- _Task_
Report the count of lines containing the word "this" in the entries below, and nothing more.

--- Begin ---

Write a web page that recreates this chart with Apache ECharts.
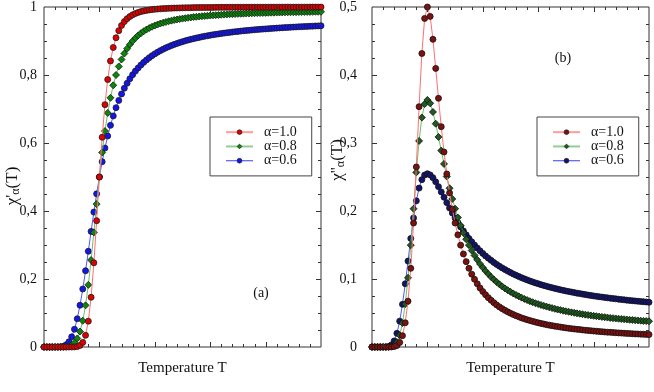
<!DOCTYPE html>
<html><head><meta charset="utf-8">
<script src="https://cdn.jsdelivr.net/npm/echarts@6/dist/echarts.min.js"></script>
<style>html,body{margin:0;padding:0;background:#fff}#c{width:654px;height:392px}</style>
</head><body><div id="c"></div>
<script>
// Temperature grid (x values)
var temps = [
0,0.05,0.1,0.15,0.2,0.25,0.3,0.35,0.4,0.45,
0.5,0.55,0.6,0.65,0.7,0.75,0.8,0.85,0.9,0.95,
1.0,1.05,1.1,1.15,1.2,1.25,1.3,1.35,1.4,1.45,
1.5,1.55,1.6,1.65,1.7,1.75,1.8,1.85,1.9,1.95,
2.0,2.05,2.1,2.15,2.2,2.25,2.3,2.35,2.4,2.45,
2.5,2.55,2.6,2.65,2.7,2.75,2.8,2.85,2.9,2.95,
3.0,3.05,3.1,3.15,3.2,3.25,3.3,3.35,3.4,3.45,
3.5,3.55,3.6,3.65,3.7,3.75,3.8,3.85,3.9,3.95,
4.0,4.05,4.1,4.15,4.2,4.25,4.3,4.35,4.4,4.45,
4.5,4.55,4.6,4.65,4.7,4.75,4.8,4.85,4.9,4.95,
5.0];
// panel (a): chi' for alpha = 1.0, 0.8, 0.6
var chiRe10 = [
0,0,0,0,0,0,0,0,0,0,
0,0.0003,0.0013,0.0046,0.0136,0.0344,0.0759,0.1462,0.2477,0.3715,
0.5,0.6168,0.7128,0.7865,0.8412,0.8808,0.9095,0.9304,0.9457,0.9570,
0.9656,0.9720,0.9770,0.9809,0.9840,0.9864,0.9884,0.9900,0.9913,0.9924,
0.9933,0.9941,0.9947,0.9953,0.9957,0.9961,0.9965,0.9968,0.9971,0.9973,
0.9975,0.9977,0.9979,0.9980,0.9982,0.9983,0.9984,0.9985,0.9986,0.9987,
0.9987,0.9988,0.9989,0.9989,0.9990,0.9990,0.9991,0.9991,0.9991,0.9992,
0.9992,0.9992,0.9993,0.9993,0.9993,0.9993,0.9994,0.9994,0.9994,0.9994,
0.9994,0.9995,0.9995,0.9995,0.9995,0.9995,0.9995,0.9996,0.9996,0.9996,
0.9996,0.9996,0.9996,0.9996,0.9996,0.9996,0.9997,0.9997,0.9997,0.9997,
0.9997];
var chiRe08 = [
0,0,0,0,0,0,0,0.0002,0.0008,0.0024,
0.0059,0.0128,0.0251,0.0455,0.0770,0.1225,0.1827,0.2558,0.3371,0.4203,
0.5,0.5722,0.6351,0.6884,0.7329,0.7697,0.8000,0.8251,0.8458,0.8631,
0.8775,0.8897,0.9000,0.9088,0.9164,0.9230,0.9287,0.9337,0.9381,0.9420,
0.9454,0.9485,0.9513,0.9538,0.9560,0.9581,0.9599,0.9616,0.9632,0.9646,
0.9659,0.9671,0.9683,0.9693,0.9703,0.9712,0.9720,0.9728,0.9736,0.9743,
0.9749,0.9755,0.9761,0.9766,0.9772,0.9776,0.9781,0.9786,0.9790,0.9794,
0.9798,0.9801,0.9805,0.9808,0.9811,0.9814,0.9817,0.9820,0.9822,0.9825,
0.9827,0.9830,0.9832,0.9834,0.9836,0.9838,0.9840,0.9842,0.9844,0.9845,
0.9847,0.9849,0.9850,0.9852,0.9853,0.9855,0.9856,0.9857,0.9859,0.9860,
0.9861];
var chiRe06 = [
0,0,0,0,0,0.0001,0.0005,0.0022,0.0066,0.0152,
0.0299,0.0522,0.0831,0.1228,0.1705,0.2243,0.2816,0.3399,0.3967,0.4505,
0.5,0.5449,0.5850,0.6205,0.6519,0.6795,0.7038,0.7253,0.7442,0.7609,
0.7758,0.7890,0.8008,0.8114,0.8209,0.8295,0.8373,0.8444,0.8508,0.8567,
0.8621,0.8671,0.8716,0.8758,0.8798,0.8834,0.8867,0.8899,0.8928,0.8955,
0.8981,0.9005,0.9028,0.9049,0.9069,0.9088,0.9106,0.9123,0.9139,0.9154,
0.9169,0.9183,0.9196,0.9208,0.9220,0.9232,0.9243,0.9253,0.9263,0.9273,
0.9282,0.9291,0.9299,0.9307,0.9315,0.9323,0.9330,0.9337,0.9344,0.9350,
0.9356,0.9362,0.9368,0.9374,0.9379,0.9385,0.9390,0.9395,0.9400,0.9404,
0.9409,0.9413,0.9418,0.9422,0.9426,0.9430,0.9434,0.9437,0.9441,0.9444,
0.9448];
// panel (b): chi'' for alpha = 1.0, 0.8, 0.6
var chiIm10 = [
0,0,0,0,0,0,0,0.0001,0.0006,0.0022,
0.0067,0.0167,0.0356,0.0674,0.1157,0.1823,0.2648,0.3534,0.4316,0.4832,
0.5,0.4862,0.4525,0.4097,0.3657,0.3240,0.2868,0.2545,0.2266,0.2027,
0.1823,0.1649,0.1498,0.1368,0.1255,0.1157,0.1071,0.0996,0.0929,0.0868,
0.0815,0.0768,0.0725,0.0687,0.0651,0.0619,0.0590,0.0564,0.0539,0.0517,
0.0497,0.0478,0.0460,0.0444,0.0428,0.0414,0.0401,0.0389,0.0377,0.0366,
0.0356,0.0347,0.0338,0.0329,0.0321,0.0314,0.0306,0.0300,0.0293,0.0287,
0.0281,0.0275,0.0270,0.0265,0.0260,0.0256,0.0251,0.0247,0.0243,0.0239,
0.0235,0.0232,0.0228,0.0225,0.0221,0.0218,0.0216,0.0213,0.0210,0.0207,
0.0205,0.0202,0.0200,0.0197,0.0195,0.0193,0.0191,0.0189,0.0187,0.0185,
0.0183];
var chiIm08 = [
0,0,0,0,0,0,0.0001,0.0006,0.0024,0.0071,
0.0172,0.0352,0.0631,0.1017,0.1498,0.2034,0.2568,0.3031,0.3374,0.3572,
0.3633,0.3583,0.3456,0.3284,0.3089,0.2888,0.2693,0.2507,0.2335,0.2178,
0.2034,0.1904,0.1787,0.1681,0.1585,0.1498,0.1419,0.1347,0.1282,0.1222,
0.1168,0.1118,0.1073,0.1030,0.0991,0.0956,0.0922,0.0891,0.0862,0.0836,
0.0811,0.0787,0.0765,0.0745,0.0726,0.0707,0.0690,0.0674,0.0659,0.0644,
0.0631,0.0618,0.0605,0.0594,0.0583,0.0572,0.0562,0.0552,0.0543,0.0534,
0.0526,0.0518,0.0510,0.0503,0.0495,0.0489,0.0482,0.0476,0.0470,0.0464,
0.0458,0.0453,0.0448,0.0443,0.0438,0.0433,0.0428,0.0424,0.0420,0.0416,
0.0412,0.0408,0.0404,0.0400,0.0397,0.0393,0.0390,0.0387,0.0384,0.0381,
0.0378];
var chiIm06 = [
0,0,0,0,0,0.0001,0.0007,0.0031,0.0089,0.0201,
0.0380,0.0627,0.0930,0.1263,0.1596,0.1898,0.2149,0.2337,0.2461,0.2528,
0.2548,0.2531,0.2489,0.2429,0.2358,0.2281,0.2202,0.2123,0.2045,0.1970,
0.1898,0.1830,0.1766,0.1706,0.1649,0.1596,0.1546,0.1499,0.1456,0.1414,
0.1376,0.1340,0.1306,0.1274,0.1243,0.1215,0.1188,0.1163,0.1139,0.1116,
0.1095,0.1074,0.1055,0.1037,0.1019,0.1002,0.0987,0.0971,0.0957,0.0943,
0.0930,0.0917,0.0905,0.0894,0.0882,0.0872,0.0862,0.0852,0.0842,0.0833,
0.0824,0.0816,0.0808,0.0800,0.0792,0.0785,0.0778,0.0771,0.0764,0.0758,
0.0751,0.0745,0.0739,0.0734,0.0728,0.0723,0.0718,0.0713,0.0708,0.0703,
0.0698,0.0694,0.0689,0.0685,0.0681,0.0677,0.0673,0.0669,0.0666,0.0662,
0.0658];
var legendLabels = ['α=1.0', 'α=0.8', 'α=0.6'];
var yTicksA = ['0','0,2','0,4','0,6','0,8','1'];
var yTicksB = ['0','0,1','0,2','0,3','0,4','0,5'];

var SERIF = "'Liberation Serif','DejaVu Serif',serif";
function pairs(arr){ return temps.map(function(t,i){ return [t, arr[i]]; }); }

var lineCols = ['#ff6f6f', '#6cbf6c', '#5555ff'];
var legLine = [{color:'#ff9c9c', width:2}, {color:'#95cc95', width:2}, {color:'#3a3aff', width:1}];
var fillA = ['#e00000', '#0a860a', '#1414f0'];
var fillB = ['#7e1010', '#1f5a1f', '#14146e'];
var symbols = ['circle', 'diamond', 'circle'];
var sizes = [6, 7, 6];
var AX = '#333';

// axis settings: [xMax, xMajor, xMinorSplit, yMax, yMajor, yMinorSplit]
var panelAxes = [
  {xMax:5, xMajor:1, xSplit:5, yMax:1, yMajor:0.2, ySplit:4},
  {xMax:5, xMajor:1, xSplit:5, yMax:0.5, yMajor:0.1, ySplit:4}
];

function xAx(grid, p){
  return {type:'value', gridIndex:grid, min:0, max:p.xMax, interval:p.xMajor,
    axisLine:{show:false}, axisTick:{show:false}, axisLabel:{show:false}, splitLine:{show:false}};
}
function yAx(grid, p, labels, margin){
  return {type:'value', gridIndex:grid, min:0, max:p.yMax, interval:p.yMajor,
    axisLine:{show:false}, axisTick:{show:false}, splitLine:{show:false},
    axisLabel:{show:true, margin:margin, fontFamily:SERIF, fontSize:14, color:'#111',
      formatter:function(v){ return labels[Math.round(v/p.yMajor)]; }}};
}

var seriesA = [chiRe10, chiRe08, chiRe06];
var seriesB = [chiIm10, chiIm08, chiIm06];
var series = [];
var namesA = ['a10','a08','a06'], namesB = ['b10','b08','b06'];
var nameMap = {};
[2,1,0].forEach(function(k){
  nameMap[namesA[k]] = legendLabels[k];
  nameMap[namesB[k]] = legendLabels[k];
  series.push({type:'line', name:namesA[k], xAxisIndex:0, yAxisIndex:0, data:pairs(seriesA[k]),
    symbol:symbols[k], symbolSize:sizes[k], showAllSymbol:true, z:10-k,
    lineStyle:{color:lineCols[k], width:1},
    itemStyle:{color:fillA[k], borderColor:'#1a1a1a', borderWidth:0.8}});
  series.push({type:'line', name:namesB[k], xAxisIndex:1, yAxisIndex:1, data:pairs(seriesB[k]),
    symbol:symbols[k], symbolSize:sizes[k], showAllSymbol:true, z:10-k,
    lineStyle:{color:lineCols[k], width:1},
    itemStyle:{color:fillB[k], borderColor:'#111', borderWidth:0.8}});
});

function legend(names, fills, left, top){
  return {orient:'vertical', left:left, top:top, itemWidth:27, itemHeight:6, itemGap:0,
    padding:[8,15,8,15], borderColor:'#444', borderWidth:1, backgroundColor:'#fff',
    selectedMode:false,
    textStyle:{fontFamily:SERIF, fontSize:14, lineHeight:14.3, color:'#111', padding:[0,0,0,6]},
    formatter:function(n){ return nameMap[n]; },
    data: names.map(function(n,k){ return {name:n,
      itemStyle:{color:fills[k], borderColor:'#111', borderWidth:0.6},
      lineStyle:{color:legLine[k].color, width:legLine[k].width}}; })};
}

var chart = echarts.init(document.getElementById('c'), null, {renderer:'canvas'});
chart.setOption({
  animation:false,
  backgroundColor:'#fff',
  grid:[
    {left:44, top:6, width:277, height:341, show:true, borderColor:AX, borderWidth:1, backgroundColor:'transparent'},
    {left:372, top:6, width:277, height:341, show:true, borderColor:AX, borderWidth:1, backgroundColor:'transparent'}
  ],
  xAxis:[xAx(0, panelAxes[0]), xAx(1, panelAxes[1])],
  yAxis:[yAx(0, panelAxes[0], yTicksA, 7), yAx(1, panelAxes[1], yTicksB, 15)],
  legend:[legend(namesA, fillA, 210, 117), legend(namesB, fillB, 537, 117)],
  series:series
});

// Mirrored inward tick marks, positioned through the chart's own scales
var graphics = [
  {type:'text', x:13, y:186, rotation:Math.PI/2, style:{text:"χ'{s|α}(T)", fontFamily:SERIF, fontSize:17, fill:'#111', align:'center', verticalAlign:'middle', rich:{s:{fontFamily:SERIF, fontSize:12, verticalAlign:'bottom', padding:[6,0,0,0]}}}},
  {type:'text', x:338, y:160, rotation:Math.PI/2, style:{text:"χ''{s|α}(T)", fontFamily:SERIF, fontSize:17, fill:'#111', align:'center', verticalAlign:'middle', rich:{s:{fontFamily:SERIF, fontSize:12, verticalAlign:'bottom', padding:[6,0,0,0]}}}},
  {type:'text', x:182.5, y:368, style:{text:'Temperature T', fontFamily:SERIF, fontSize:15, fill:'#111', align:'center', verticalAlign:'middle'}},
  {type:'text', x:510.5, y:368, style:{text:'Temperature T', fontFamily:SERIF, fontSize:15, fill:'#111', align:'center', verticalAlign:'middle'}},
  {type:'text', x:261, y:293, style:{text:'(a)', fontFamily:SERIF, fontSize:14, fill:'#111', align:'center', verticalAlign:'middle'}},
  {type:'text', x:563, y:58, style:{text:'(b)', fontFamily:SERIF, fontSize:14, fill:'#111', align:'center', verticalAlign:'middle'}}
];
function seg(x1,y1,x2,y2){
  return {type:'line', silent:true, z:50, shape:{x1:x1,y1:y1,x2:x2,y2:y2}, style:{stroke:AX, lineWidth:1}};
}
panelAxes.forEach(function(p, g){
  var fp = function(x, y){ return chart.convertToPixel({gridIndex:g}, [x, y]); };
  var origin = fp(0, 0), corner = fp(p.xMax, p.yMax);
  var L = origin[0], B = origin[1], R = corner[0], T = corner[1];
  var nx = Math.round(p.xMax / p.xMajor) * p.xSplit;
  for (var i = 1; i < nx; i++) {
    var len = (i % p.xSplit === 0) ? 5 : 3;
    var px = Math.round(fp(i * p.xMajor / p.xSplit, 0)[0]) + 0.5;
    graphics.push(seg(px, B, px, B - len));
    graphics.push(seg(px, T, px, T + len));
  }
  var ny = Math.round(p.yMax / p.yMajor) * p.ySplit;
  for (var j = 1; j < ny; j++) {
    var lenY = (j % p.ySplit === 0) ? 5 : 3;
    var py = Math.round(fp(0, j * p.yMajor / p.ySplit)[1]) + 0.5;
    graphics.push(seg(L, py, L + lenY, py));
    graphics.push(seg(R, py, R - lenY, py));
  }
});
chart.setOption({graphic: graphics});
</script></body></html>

--- End ---
--- Begin ---

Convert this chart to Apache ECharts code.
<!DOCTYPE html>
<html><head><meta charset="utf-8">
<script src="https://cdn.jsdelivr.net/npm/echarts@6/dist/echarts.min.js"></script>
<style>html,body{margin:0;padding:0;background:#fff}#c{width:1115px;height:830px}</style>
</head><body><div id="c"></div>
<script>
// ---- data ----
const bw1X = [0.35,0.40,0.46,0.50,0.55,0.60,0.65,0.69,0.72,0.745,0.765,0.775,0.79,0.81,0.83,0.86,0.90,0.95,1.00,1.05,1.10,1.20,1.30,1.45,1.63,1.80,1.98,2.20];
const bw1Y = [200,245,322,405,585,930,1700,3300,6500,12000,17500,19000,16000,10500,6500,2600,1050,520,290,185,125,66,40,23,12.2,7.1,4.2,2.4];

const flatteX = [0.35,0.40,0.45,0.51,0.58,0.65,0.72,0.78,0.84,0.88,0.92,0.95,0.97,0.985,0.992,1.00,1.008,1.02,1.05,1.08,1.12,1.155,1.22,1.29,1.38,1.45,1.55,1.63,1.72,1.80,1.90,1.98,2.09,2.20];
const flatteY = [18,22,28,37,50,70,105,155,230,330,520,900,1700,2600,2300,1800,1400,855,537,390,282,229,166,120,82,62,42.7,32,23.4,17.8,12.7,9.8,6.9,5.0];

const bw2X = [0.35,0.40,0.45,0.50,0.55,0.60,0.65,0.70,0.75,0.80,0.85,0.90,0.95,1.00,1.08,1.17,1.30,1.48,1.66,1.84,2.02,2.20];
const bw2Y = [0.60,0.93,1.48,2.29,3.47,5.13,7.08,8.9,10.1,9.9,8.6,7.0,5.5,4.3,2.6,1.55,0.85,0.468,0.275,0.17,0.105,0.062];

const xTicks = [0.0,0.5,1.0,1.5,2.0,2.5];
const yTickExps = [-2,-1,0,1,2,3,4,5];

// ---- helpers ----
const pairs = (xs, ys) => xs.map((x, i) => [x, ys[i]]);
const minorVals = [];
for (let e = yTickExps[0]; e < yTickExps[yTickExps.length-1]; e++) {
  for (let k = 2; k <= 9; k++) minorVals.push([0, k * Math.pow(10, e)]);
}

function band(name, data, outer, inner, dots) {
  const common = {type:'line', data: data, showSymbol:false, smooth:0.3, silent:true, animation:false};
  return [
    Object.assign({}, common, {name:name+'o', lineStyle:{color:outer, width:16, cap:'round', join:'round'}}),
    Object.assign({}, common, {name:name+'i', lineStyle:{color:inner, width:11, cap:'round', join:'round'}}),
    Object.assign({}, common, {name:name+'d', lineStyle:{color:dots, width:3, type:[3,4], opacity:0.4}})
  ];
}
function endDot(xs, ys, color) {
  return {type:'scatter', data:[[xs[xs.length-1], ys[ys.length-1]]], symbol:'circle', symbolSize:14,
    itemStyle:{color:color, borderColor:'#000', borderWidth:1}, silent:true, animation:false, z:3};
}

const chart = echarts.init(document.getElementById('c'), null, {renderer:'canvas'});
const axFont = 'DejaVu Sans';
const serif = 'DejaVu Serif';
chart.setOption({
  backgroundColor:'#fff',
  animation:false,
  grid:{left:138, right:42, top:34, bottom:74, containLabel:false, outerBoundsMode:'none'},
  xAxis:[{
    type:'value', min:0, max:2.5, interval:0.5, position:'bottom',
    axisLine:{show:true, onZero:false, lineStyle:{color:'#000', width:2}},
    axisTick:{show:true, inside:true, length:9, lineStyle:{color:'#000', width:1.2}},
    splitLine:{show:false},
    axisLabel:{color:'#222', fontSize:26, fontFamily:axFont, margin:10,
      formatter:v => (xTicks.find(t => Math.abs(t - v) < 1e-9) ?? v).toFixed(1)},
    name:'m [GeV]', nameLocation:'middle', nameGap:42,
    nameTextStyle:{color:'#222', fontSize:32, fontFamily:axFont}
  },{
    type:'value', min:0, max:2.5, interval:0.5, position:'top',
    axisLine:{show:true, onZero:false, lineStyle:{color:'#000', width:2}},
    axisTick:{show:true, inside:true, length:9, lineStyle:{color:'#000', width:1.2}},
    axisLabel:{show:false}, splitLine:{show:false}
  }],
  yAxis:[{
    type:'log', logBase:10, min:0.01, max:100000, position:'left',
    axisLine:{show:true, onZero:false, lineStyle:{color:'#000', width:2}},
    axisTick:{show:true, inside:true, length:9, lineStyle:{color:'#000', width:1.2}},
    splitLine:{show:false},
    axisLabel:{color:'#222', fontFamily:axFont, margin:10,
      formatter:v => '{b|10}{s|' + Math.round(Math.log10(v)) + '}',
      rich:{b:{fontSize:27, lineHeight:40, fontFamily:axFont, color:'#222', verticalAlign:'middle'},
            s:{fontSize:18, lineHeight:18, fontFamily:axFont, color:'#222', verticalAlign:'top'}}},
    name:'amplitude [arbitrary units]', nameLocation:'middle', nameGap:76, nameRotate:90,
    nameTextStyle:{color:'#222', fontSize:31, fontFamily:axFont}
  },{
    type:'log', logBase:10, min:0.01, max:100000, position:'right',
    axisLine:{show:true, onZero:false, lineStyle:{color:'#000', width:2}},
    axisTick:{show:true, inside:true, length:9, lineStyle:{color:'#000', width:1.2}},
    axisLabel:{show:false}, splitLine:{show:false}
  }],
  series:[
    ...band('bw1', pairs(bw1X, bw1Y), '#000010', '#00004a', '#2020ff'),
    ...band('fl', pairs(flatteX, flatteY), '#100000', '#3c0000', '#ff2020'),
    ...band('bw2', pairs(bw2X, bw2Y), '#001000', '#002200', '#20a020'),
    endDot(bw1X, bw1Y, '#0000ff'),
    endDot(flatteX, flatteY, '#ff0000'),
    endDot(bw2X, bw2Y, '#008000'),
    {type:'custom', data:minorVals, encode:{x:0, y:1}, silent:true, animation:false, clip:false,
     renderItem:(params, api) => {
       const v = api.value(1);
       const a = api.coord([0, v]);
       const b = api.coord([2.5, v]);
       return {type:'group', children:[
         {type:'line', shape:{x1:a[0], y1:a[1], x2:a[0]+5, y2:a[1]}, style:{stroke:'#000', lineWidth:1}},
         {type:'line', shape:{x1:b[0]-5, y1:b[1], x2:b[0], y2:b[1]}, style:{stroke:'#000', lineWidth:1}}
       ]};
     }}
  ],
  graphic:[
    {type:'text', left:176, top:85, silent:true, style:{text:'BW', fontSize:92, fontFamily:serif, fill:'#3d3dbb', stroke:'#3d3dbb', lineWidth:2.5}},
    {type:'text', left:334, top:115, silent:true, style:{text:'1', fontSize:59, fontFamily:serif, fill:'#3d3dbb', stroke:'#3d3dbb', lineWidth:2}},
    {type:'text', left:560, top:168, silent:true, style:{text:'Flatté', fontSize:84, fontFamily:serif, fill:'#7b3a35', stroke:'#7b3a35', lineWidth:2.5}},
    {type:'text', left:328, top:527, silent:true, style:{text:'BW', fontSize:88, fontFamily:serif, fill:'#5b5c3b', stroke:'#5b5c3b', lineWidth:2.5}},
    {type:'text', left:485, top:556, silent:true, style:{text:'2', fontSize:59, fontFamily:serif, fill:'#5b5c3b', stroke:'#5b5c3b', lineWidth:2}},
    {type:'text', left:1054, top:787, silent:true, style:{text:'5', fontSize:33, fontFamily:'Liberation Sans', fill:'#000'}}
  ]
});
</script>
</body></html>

--- End ---

- _Worked solution_
2